The Libro de buen amor / Book of Good Love, is emblematic of medieval reading practices: it requires the active engagement of its readers, promising them understanding if they can work to uncover the meanings beneath the words, and also to turn acts of reading into writing by glossing (commenting and explaining) and even continuing the text. The three extant manuscripts of the Libro de buen amor / Book of Good Love show the physical traces of such interactions in their margins and typify how medieval manuscripts invite multidimensional interactions with material texts. This digital, interactive, and bilingual edition takes the latest and most extensive of the three manuscripts, MS S (c. 1401-1425), as its base text. MS S is the product of dynamic reception and reshaping: the Libro de buen amor / Book of Good Love’s texts have been carefully curated and presented in the manuscript with rubrics (red-lettered episode headings that serve as finding aids) and it is the only manuscript of the three surviving copies that contains a prose prologue in the form of an accessus, a sermonic introduction providing instructions to readers.
The narrator of the Libro de buen amor / Book of Good Love is a cleric that identifies himself as Juan Ruiz Archpriest of Hita, explains that his book is open to at least three different interpretations: depending upon the skill and intentions of the reader, he or she may find the road to salvation in the good love of God, a manual for sexual seduction, or instruction in the art of poetry. For this reason, the eminent medievalist Alan Deyermond called the Libro de buen amor / Book of Good Love “by far the most enigmatic work in medieval Spanish literature, and probably in the literature of all medieval Europe.” Importantly, the comprehension of the Libro de buen amor / Book of Good Love allows audiences to delight in its playfulness.
The Archpriest also appeals directly to readers, celebrating the open nature of literary texts and anticipating the very ideas of “open access” and the free circulation of knowledge and artistic expression:
Qualquier omne que lo oya, si bien trobar sopiere,
puede más ý añadir y emendar, si quisiere;
ande de mano en mano, a quienquier que l’pidiere,
como pella a las dueñas, tome lo quién podiere.
Pues es de buen amor, enprestad lo de grado,
non desmintades su nonbre, nil dedes rrefertado;
non le dedes por dineros, vendido nin alquilado;
ca non ha grado nin graçias, nin buen amor conprado.
Fiz vos pequeño libro de testo, mas la glosa
non creo que es chica, ante es bien grand prosa,
que sobre cada fabla se entiende otra cosa,
sin la que se alega en la rrazón fermosa.

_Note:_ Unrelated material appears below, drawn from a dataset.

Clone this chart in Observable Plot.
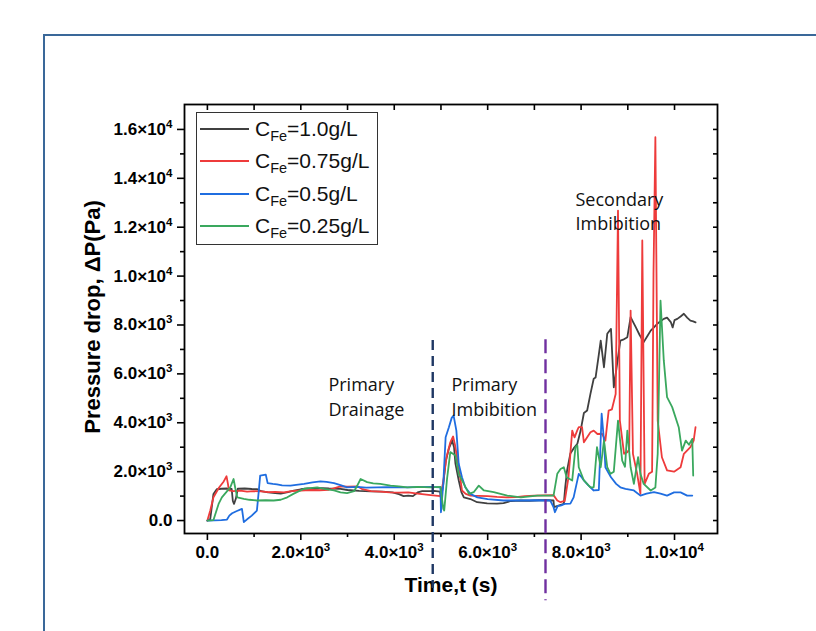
<!DOCTYPE html>
<html><head><meta charset="utf-8">
<script src="https://cdn.jsdelivr.net/npm/d3@7"></script>
<script src="https://cdn.jsdelivr.net/npm/@observablehq/plot@0.6"></script>
<style>
body{margin:0;background:#fff;overflow:hidden}
#wrap{position:relative;width:816px;height:631px;overflow:hidden;background:#fff}
#wrap svg{position:absolute;left:0;top:0}
#border{position:absolute;left:43px;top:34px;width:820px;height:700px;border:2px solid #3a6899;pointer-events:none}
#legend{position:absolute;left:196px;top:112px;width:182px;height:133px;border:1.3px solid #333;box-sizing:border-box;background:#fff;font-family:'Liberation Sans',Arial,sans-serif;font-size:21px;color:#111}
.row{position:absolute;left:0;height:32px;line-height:32px;width:100%}
.sw{position:absolute;left:3px;top:15px;width:49px;height:2px}
.lab{position:absolute;left:58px;top:0;white-space:nowrap}
.lab sub{font-size:14.5px;vertical-align:-5px;line-height:0}
</style></head><body><div id="wrap"></div>
<script>
// ---- data: [time (s), pressure drop (Pa)] ----
const cFe100 = [[0,0],[60,50],[130,1090],[200,1280],[300,1300],[420,1310],[520,1290],[545,800],[570,680],[610,900],[650,1300],[800,1310],[950,1290],[1070,1280],[1150,1200],[1300,1150],[1450,1120],[1570,1100],[1700,1150],[1850,1220],[2000,1280],[2150,1320],[2300,1300],[2450,1330],[2600,1310],[2850,1300],[3000,1250],[3250,1210],[3500,1190],[3750,1180],[3960,1150],[4100,1080],[4200,1000],[4300,1020],[4400,1000],[4500,1150],[4600,1200],[4780,1200],[4850,1210],[4980,1180],[5000,900],[5050,1500],[5100,2400],[5170,2950],[5240,3270],[5280,3000],[5310,2330],[5380,1650],[5440,1150],[5490,950],[5630,880],[5775,750],[5990,700],[6200,690],[6340,710],[6500,800],[6700,820],[6900,810],[7100,830],[7300,830],[7410,820],[7420,550],[7500,600],[7630,680],[7660,1360],[7700,2050],[7770,2740],[7840,2950],[7920,3140],[7990,3680],[8060,4400],[8130,4500],[8200,5180],[8270,5800],[8310,5850],[8380,6800],[8420,7360],[8490,6270],[8560,7640],[8640,7840],[8700,5450],[8770,6400],[8840,7360],[8900,7400],[8990,7500],[9060,8320],[9120,8100],[9170,7910],[9250,7600],[9340,7300],[9420,7550],[9490,7770],[9560,7900],[9630,8050],[9700,8150],[9770,8250],[9840,8300],[9920,8120],[9960,7900],[10000,8200],[10060,8250],[10130,8350],[10200,8460],[10270,8300],[10340,8180],[10400,8150],[10450,8110]];
const cFe075 = [[0,0],[60,400],[130,950],[250,1350],[350,1600],[410,1810],[440,1500],[460,1230],[550,1200],[700,1220],[850,1180],[1000,1200],[1150,1190],[1300,1160],[1450,1170],[1640,1150],[1800,1200],[2000,1230],[2200,1250],[2400,1240],[2600,1260],[2850,1400],[3000,1390],[3210,1400],[3300,1300],[3500,1200],[3700,1180],[3900,1150],[4100,1140],[4300,1150],[4500,1100],[4780,1040],[4990,1000],[5050,1600],[5120,2600],[5200,3200],[5260,3440],[5300,3100],[5380,2200],[5450,1230],[5530,1090],[5630,1020],[5800,1010],[6000,1000],[6200,970],[6400,950],[6600,960],[6800,1000],[7000,1020],[7200,1030],[7410,1040],[7490,820],[7560,750],[7650,800],[7730,1770],[7770,2730],[7810,3680],[7860,3400],[7920,3700],[7950,3820],[8020,3820],[8060,3200],[8130,3410],[8200,3610],[8270,3680],[8350,3540],[8450,3550],[8520,3270],[8590,4500],[8660,4550],[8740,5180],[8790,12680],[8830,4090],[8920,2730],[8990,2800],[9030,2900],[9060,8590],[9110,2730],[9200,1910],[9270,1090],[9310,11460],[9360,1500],[9450,1910],[9520,2000],[9550,10090],[9590,15680],[9640,4090],[9730,2590],[9840,2050],[9990,2000],[10130,2180],[10200,2730],[10340,3000],[10410,3270],[10450,3820]];
const cFe050 = [[0,0],[150,10],[300,20],[420,40],[470,200],[530,300],[620,380],[740,480],[780,-60],[850,50],[950,200],[1060,410],[1100,1200],[1130,1840],[1250,1880],[1290,1530],[1400,1500],[1490,1480],[1600,1440],[1780,1430],[1900,1460],[2070,1500],[2250,1560],[2420,1600],[2550,1580],[2710,1530],[2850,1450],[2990,1360],[3100,1370],[3210,1380],[3400,1350],[3640,1360],[3850,1370],[4050,1360],[4280,1360],[4500,1370],[4780,1380],[4990,1360],[5000,340],[5050,1500],[5100,3410],[5170,3820],[5230,4200],[5270,4300],[5330,3680],[5380,2320],[5450,1770],[5520,1360],[5630,1090],[5780,950],[6000,880],[6340,820],[6700,820],[7000,830],[7340,820],[7410,545],[7440,340],[7500,600],[7560,610],[7650,680],[7770,690],[7840,950],[7950,1910],[8000,1800],[8060,1640],[8150,1450],[8270,1230],[8380,1250],[8440,4370],[8490,3270],[8520,2180],[8640,1770],[8750,1500],[8840,1360],[8950,1300],[9130,1230],[9270,1020],[9400,1100],[9560,1160],[9700,1100],[9840,1020],[9990,1150],[10130,1150],[10270,1020],[10380,1020]];
const cFe025 = [[0,0],[130,20],[240,680],[310,950],[400,1150],[490,1360],[560,1700],[600,1300],[640,950],[780,890],[900,850],[1060,820],[1250,830],[1420,820],[1570,850],[1710,950],[1850,1100],[2070,1300],[2200,1330],[2350,1360],[2500,1300],[2710,1230],[2850,1150],[2990,1120],[3140,1200],[3200,1400],[3280,1700],[3420,1570],[3550,1520],[3700,1500],[3920,1430],[4100,1400],[4280,1360],[4500,1380],[4780,1360],[4990,1380],[5050,480],[5070,410],[5130,1700],[5200,2800],[5310,2660],[5380,1910],[5490,1500],[5600,1090],[5700,1160],[5810,1430],[5920,1230],[6130,1160],[6420,1020],[6710,950],[7060,1020],[7410,1020],[7490,1910],[7560,2110],[7630,2180],[7690,1770],[7810,1640],[7880,3000],[7920,3070],[7950,2180],[8060,1640],[8200,1360],[8270,1360],[8340,3000],[8420,2180],[8490,3270],[8560,2180],[8630,1910],[8700,2000],[8790,4090],[8880,2450],[8940,2200],[8990,3680],[9060,2180],[9130,1500],[9220,2590],[9270,1910],[9340,1500],[9490,1230],[9590,1350],[9640,2730],[9700,9000],[9770,6550],[9840,5050],[9950,4640],[10090,3820],[10160,2860],[10240,3270],[10310,3100],[10380,3340],[10400,1840]];

const seriesNames = ["1.0g/L", "0.75g/L", "0.5g/L", "0.25g/L"];
const seriesColors = ["#404040", "#ee3b3b", "#1f6de0", "#3aa85e"];
const seriesData = [cFe100, cFe075, cFe050, cFe025];

const xMajor = [0, 2000, 4000, 6000, 8000, 10000];
const xMajorLabels = ["0.0", "2.0×10³", "4.0×10³", "6.0×10³", "8.0×10³", "1.0×10⁴"];
const xMinor = [1000, 3000, 5000, 7000, 9000];
const yMajor = [0, 2000, 4000, 6000, 8000, 10000, 12000, 14000, 16000];
const yMajorLabels = ["0.0", "2.0×10³", "4.0×10³", "6.0×10³", "8.0×10³", "1.0×10⁴", "1.2×10⁴", "1.4×10⁴", "1.6×10⁴"];
const yMinor = [1000, 3000, 5000, 7000, 9000, 11000, 13000, 15000];
const xTop = [0, 1000, 2000, 3000, 4000, 5000, 6000, 7000, 8000, 9000, 10000];
const yAll = [...yMajor, ...yMinor];

const stageLines = [
  {t: 4824, top: 7365, bottom: -2780, color: "#1f3864", dash: "10,6"},
  {t: 7238, top: 7400, bottom: -3280, color: "#7030a0", dash: "14,6"}
];
const stageLabels = [
  {t: 2591, p: 4296, label: "Primary\nDrainage"},
  {t: 5225, p: 4296, label: "Primary\nImbibition"},
  {t: 7880, p: 11866, label: "Secondary\nImbibition"}
];

const fmtX = v => xMajorLabels[xMajor.indexOf(v)];
const fmtY = v => yMajorLabels[yMajor.indexOf(v)];

const marks = [
  Plot.frame({stroke: "#000", strokeWidth: 1.8}),
  Plot.axisY({ticks: yMajor, tickSize: 7, tickPadding: 5, tickFormat: fmtY, label: null, fontSize: 17, fontWeight: "bold", strokeWidth: 1.6}),
  Plot.axisY({ticks: yMinor, tickSize: 4, tickFormat: () => "", label: null, strokeWidth: 1.6}),
  Plot.axisY({anchor: "right", ticks: yAll, tickSize: -5, tickFormat: () => "", label: null, strokeWidth: 1.6}),
  Plot.axisX({ticks: xMajor, tickSize: 7, tickPadding: 5, tickFormat: fmtX, label: null, fontSize: 17, fontWeight: "bold", strokeWidth: 1.6}),
  Plot.axisX({ticks: xMinor, tickSize: 4, tickFormat: () => "", label: null, strokeWidth: 1.6}),
  Plot.axisX({anchor: "top", ticks: xTop, tickSize: -5, tickFormat: () => "", label: null, strokeWidth: 1.6}),
  Plot.text(["Time,t (s)"], {frameAnchor: "bottom", dy: 58, text: d => d, fontSize: 21, fontWeight: "bold", fill: "#000"}),
  Plot.text(["Pressure drop, ΔP(Pa)"], {frameAnchor: "left", dx: -92, dy: -2, rotate: -90, textAnchor: "middle", text: d => d, fontSize: 22, fontWeight: "bold", fill: "#000"}),
  ...seriesData.map((s, i) => Plot.line(s, {x: d => d[0], y: d => d[1], stroke: seriesColors[i], strokeWidth: 1.8, curve: "linear"})),
  Plot.ruleX(stageLines, {x: "t", y1: "top", y2: "bottom", stroke: "color", strokeWidth: 2.4}),
  Plot.text(stageLabels, {x: "t", y: "p", text: "label", textAnchor: "start", lineAnchor: "bottom", lineHeight: 1.38, fontSize: 18, fontFamily: "'Open Sans', sans-serif", fill: "#111"})
];

const chart = Plot.plot({
  width: 816, height: 631,
  marginLeft: 184, marginRight: 99, marginTop: 104, marginBottom: 98,
  x: {domain: [-490, 10920]},
  y: {domain: [-530, 17020]},
  style: {fontFamily: "'Liberation Sans', Arial, sans-serif", background: "transparent", color: "#000"},
  marks
});
// dash pattern per stage line
chart.querySelectorAll("[aria-label='rule'] line").forEach((el, i) => el.setAttribute("stroke-dasharray", stageLines[i].dash));
// superscript exponents on tick labels
const supMap = {"³": "3", "⁴": "4"};
chart.querySelectorAll("text").forEach(t => {
  const s = t.textContent;
  const last = s.slice(-1);
  if (s.includes("×10") && supMap[last]) {
    t.textContent = s.slice(0, -1);
    const ts = document.createElementNS("http://www.w3.org/2000/svg", "tspan");
    ts.setAttribute("font-size", "11.5");
    ts.setAttribute("dy", "-7");
    ts.textContent = supMap[last];
    t.appendChild(ts);
  }
});

const wrap = document.getElementById("wrap");
wrap.appendChild(chart);
const border = document.createElement("div"); border.id = "border"; wrap.appendChild(border);
const legend = document.createElement("div"); legend.id = "legend";
seriesNames.forEach((n, i) => {
  const row = document.createElement("div"); row.className = "row"; row.style.top = (i * 32.3) + "px";
  row.innerHTML = `<div class="sw" style="background:${seriesColors[i]}"></div><div class="lab">C<sub>Fe</sub>=${n}</div>`;
  legend.appendChild(row);
});
wrap.appendChild(legend);
</script></body></html>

Any man who listens to my book, if he’s a good poet,
can add more to it and amend it, if he so wishes;
let this book pass from hand to hand, to whomever asks for it,
like a ladies’ ball game, catch as catch can.
Since this is a book of good love, be happy to share it
don’t speak ill of its name or censure it,
don’t exchange it for money, don’t sell or rent it,
for neither pleasure nor beauty nor good love can be bought.
I made you this little book of text, but as for the gloss,
I doubt it will be small, but rather, a great big piece of prose,
because each verse says one thing, but means another,
beyond all that is said in my pretty poetry. (Sts. 1629-31; translation ours)
The Libro de Buen Amor / Book of Good Love Online takes inspiration from this fourteenth century vision.